I actually don't fully understand the reasons for why the pro-segwit side doesn't want to increase the block size (even beyond 2MB), except that it's a slippery slope: with Bitcoin, every time you change the block size it requires a hard fork.

Increasing the block size isn't a long-term solution, because there's always going to be some new ceiling. Eventually increasing the block size will become impractical.

As an aside, some coins have a variable block size to deal with this. AFAIK Monero is the only "major" coin which features variable blocks. It's also the only coin that's actually private.



I don't understand why bitcoin is afraid of hardforks. Ethereum hard forks like there is no tomorrow, and so far the number of major block-chain-splits is equal, two. The offical implementation not forking does by no means prevent anybody else from hardforking to begin with, Bitcoin cash demonstrates.


I think ZCash is the only coin that is private in a real sense; Monero is somewhat private, but as I recall, by watching the mempool, it is possible to see the chains being built and to reconstruct the payments.

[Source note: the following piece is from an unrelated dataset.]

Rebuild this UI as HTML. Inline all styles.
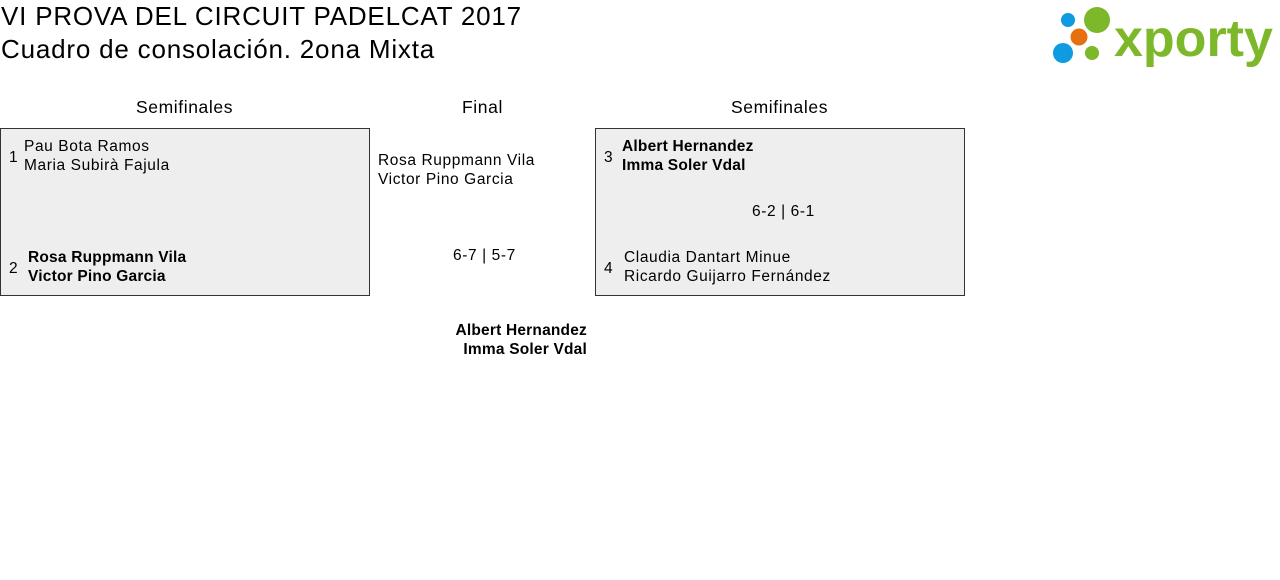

That's all transient data that is not included in the blockchain itself, but for agents interested in tracing future transactions or logging current transactions there's a significant amount of pseudonymous traceability.


I think this is FUD about Monero. You don't see any more in the mempool than you do in actual blocks.

Can you cite any sources?


This was based on my own assessment of the whitepaper when it first became prominent. The way that transactions were formed was to build on an existing transaction in the mempool and mix the results together with the ring signatures. Looking at the coin now it appears that there's some optional (soon to be mandatory) protocol changes that will mask the output addresses, but I have not looked closer.

The Wikipedia article has two papers that draw similar conclusions about the traceability:

http://monerolink.com/monerolink.pdf

https://drive.google.com/file/d/0B7e8g-wJId8md3FYUGF0TlB5NjQ...

RingCT claims to conceal the amount, and "stealth addresses" claims to obscure output addresses, but I have not verified these claims because I'm reluctant to spend more time verifying a coin that I am skeptical about.


I was honestly pretty skeptical about it for a while too, and only recently came around after finally sitting down and doing some reading on it. Currently Monero is the only coin I'd trust for any sort of transaction requiring privacy.


I think you might be mistaken. Zcash is definitely NOT private for the majority of transactions. You have to opt-in to obfuscated transactions and so few of them are private that the ones that are really stand out.

Monero enforces privacy on all transactions by default. Back in the day you could send non-private transactions but during one of the previous hard-forks they removed that ability.